Netanyahu and Cypriot President Demetris Christofias signed the agreement in February, but Israeli officials – recognizing the sensitivity of anything smacking of a security agreement – quickly denied at the time that it had any military significance. Rather, they said the agreement – signed during the first ever visit to Cyprus by an Israeli prime minister – only dealt with assistance the two countries would give one another in a time of crisis.

Cyprus sent a plane and helicopter to help Israel fight the Mount Carmel Forest fire in December 2010, and Israel sent generators to Cyprus after an explosion last year knocked out the country’s main power plant.

Government officials said that Liberman, on his two-day visit, would work to move the search-and-rescue agreement from a paper agreement into something practical on the ground, and also to include other nations in the region, such as Bulgaria, Greece and Romania.

Israel once had a similar agreement with Turkey, but it lapsed as a result of the deteriorating ties between the two countries.

Because of Turkey’s tense relations in the eastern Mediterranean with Israel, Cyprus and Greece, agreements such as these are quite sensitive and raise questions whether they could be the first steps toward a strategic alliance.

A search-and-rescue pact will open the way for air and naval maneuvers in and around Cyprus. Some argue that Cyprus is keen on such an agreement as it explores – much to Turkey’s chagrin and in spite of Ankara’s threats – for gas in its exclusive economic zone.

Netanyahu, during his visit, danced around the question of whether Israel would provide security for the Cypriot gas field, which lies close to Israeli natural-gas deposits.

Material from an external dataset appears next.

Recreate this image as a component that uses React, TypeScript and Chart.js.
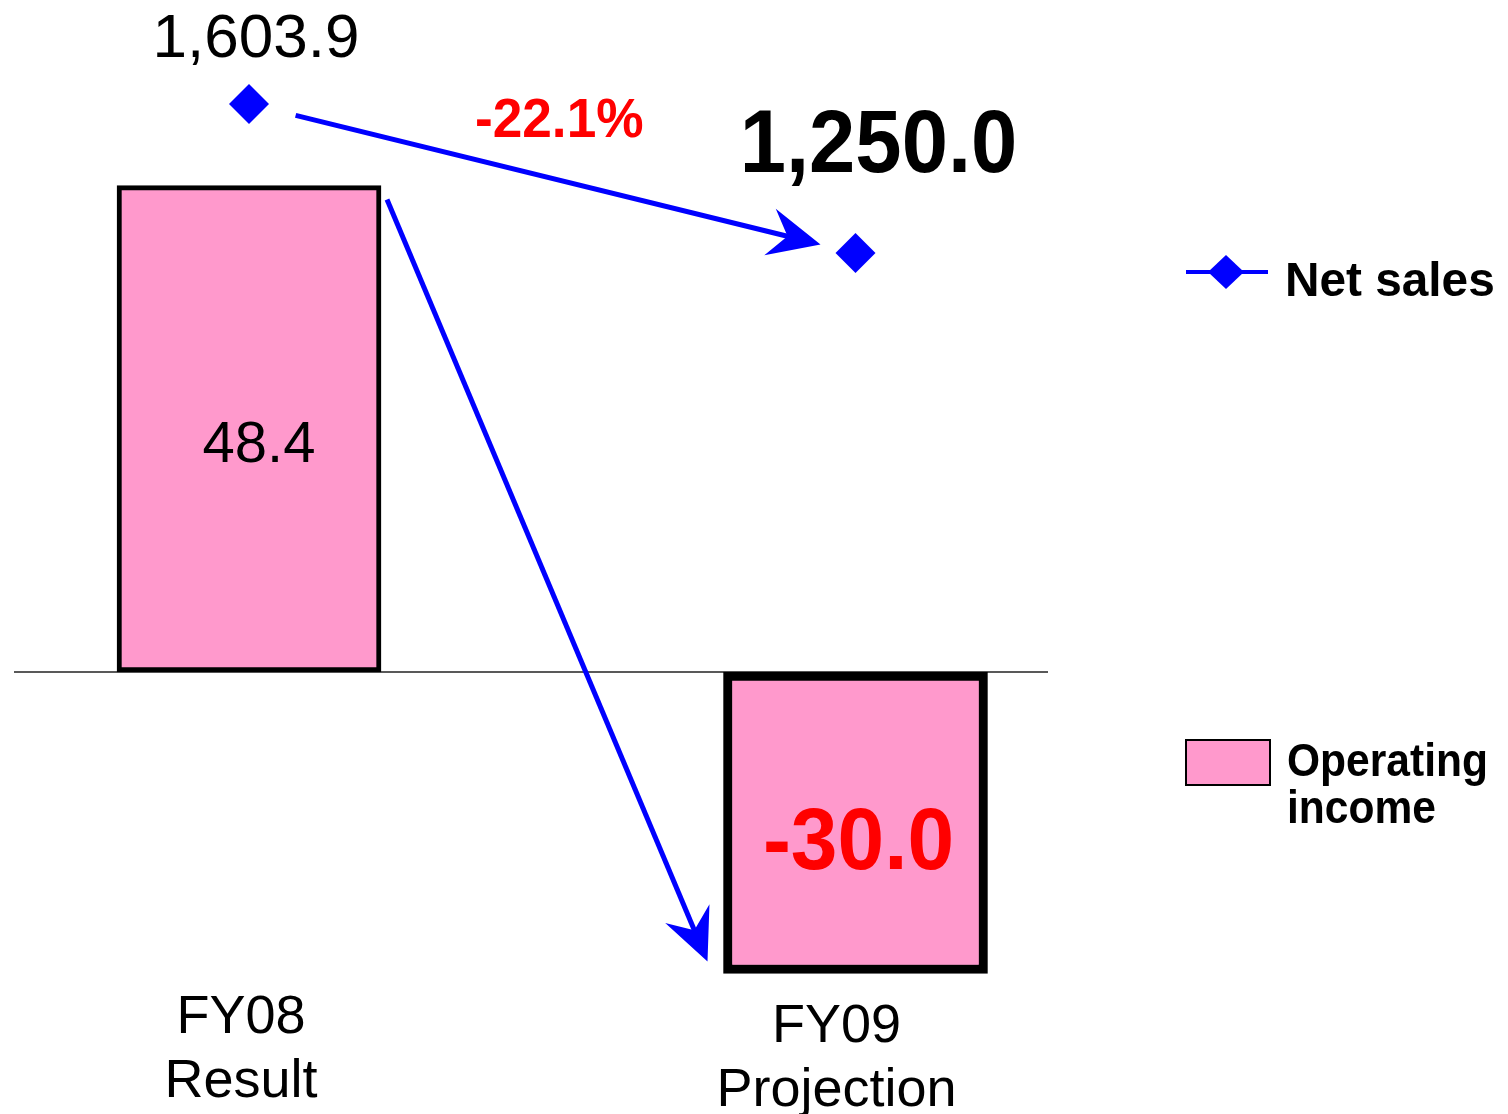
import React, { useEffect, useRef } from 'react';
import { Chart, registerables } from 'chart.js';

Chart.register(...registerables);

// ---- data ----
const categories: string[][] = [['FY08', 'Result'], ['FY09', 'Projection']];
const operatingIncome: number[] = [48.4, -30.0];
const netSales: number[] = [1603.9, 1250.0];
const seriesNames: string[] = ['Net sales', 'Operating income'];

// ---- styles ----
const PINK = '#FF99CC';
const BLUE = '#0000FF';
const RED = '#FF0000';
const FONT = '"Liberation Sans", Arial, Helvetica, sans-serif';

const fmt = (v: number) =>
  v.toLocaleString('en-US', { minimumFractionDigits: 1, maximumFractionDigits: 1 });

function drawText(
  ctx: CanvasRenderingContext2D,
  s: string,
  x: number,
  y: number,
  size: number,
  bold: boolean,
  color: string,
  align: CanvasTextAlign = 'center',
  sx = 1
) {
  ctx.save();
  ctx.font = `${bold ? 'bold ' : ''}${size}px ${FONT}`;
  ctx.fillStyle = color;
  ctx.textAlign = align;
  ctx.textBaseline = 'alphabetic';
  ctx.translate(x, y);
  ctx.scale(sx, 1);
  ctx.fillText(s, 0, 0);
  ctx.restore();
}

function drawArrow(ctx: CanvasRenderingContext2D, x0: number, y0: number, x1: number, y1: number) {
  const dx = x1 - x0;
  const dy = y1 - y0;
  const len = Math.hypot(dx, dy);
  const ux = dx / len;
  const uy = dy / len;
  const nx = -uy;
  const ny = ux;
  const L = 52;
  const W = 24;
  const N = 34;
  ctx.save();
  ctx.strokeStyle = BLUE;
  ctx.fillStyle = BLUE;
  ctx.lineWidth = 5;
  ctx.beginPath();
  ctx.moveTo(x0, y0);
  ctx.lineTo(x1 - ux * (N - 2), y1 - uy * (N - 2));
  ctx.stroke();
  ctx.beginPath();
  ctx.moveTo(x1, y1);
  ctx.lineTo(x1 - ux * L + nx * W, y1 - uy * L + ny * W);
  ctx.lineTo(x1 - ux * N, y1 - uy * N);
  ctx.lineTo(x1 - ux * L - nx * W, y1 - uy * L - ny * W);
  ctx.closePath();
  ctx.fill();
  ctx.restore();
}

function drawDiamond(ctx: CanvasRenderingContext2D, x: number, y: number, rx: number, ry: number) {
  ctx.beginPath();
  ctx.moveTo(x, y - ry);
  ctx.lineTo(x + rx, y);
  ctx.lineTo(x, y + ry);
  ctx.lineTo(x - rx, y);
  ctx.closePath();
  ctx.fill();
}

const decorPlugin = {
  id: 'decor',
  beforeDatasetsDraw(chart: any) {
    const { ctx, chartArea, scales } = chart;
    const y0 = scales.y.getPixelForValue(0);
    ctx.save();
    ctx.strokeStyle = '#222';
    ctx.lineWidth = 1.5;
    ctx.beginPath();
    ctx.moveTo(chartArea.left, y0);
    ctx.lineTo(chartArea.right, y0);
    ctx.stroke();
    ctx.restore();
  },
  afterDatasetsDraw(chart: any) {
    const { ctx } = chart;
    const pts = chart.getDatasetMeta(0).data;
    const bars = chart.getDatasetMeta(1).data;
    const p0 = pts[0];
    const p1 = pts[1];

    // Net sales arrow
    const dx = p1.x - p0.x;
    const dy = p1.y - p0.y;
    const len = Math.hypot(dx, dy);
    const ux = dx / len;
    const uy = dy / len;
    drawArrow(ctx, p0.x + ux * 48, p0.y + uy * 48, p1.x - ux * 36, p1.y - uy * 36);

    // Operating income arrow
    const b0 = bars[0];
    const b1 = bars[1];
    drawArrow(ctx, b0.x + b0.width / 2 + 6, b0.y + 14, b1.x - b1.width / 2 - 16, b1.y - 12);

    // Net sales labels
    drawText(ctx, fmt(netSales[0]), p0.x + 7, p0.y - 47, 62, false, '#000');
    drawText(ctx, fmt(netSales[1]), p1.x + 23, p1.y - 81, 89, true, '#000', 'center', 0.935);
    const change = ((netSales[1] - netSales[0]) / netSales[0]) * 100;
    drawText(ctx, `${change.toFixed(1)}%`, (p0.x + p1.x) / 2 + 7, (p0.y + p1.y) / 2 - 41, 56, true, RED, 'center', 0.95);

    // Operating income labels
    drawText(ctx, fmt(operatingIncome[0]), b0.x + 10, b0.base - 210, 58, false, '#000');
    drawText(ctx, fmt(operatingIncome[1]), b1.x + 3, b1.base + 197, 88, true, RED, 'center', 0.953);

    // Category labels
    const nudgeX = [-8, -19];
    const topY = [1033, 1042];
    bars.forEach((b: any, i: number) => {
      categories[i].forEach((line, j) => {
        drawText(ctx, line, b.x + nudgeX[i], topY[i] + j * 64, 54, false, '#000');
      });
    });

    // Legend
    ctx.save();
    ctx.strokeStyle = BLUE;
    ctx.fillStyle = BLUE;
    ctx.lineWidth = 4;
    ctx.beginPath();
    ctx.moveTo(1186, 272);
    ctx.lineTo(1268, 272);
    ctx.stroke();
    drawDiamond(ctx, 1226, 272, 18, 17);
    ctx.restore();
    drawText(ctx, seriesNames[0], 1285, 296, 48, true, '#000', 'left', 0.995);

    ctx.save();
    ctx.fillStyle = PINK;
    ctx.fillRect(1186, 740, 84, 45);
    ctx.strokeStyle = '#000';
    ctx.lineWidth = 2;
    ctx.strokeRect(1186, 740, 84, 45);
    ctx.restore();
    const words = seriesNames[1].split(' ');
    drawText(ctx, words[0], 1287, 776, 46, true, '#000', 'left', 0.925);
    drawText(ctx, words[1], 1287, 823, 46, true, '#000', 'left', 0.925);
  },
};

export default function App() {
  const ref = useRef<HTMLCanvasElement | null>(null);

  useEffect(() => {
    document.body.style.margin = '0';
    const canvas = ref.current;
    if (!canvas) return;
    const chart = new Chart(canvas, {
      type: 'bar',
      data: {
        datasets: [
          {
            type: 'line',
            label: seriesNames[0],
            data: netSales.map((v, i) => ({ x: i, y: v })),
            yAxisID: 'y2',
            showLine: false,
            pointStyle: 'rectRot',
            pointRadius: 20,
            pointBorderWidth: 0,
            backgroundColor: BLUE,
            borderColor: BLUE,
            order: 0,
          } as any,
          {
            type: 'bar',
            label: seriesNames[1],
            data: operatingIncome.map((v, i) => ({ x: i, y: v })),
            yAxisID: 'y',
            backgroundColor: PINK,
            borderColor: '#000',
            borderWidth: [5, 9],
            borderSkipped: false,
            barThickness: 264,
            order: 1,
          } as any,
        ],
      },
      options: {
        animation: false,
        responsive: false,
        maintainAspectRatio: false,
        layout: { autoPadding: false, padding: { left: 14, right: 460, top: 69, bottom: 45 } },
        scales: {
          x: { type: 'linear', min: -0.3875, max: 1.3174, offset: false, display: false },
          y: { min: -39.5, max: 60, display: false },
          y2: { min: -688, max: 1687, display: false, position: 'right' },
        },
        plugins: {
          legend: { display: false },
          tooltip: { enabled: false },
        },
      },
      plugins: [decorPlugin],
    });
    return () => chart.destroy();
  }, []);

  return (
    <div style={{ width: 1508, height: 1114, background: '#fff' }}>
      <canvas ref={ref} width={1508} height={1114} style={{ display: 'block' }} />
    </div>
  );
}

Israel’s relations with Cyprus, as well as with Greece, sky-rocketed with the sharp deterioration in Israel’s ties with Turkey, although Israeli officials have said the reason for the dramatic change was not only Turkey, but also economic and other mutual interests. Netanyahu has spoken repeatedly in recent months about a regional alliance that includes Israel, Cyprus, Greece, Romania and Bulgaria.

In addition to meeting Christofias, Liberman – who visited Cyprus last year – is also scheduled to meet Foreign Minister Erato Kozakou-Marcoullis, Industry, Commerce and Tourism Minister Neoklis Sylikiotis, and opposition leader Nicos Anastasiades.

Liberman’s visit comes just 10 weeks before Cyprus takes over the rotating EU presidency on July 1.

Over the last few weeks there have been a number of multi-national maneuvers in the eastern Mediterranean. Israel, the US and Greece held one at the beginning of the month, and France and Cyprus carried out a joint search-and-rescue maneuver in early March.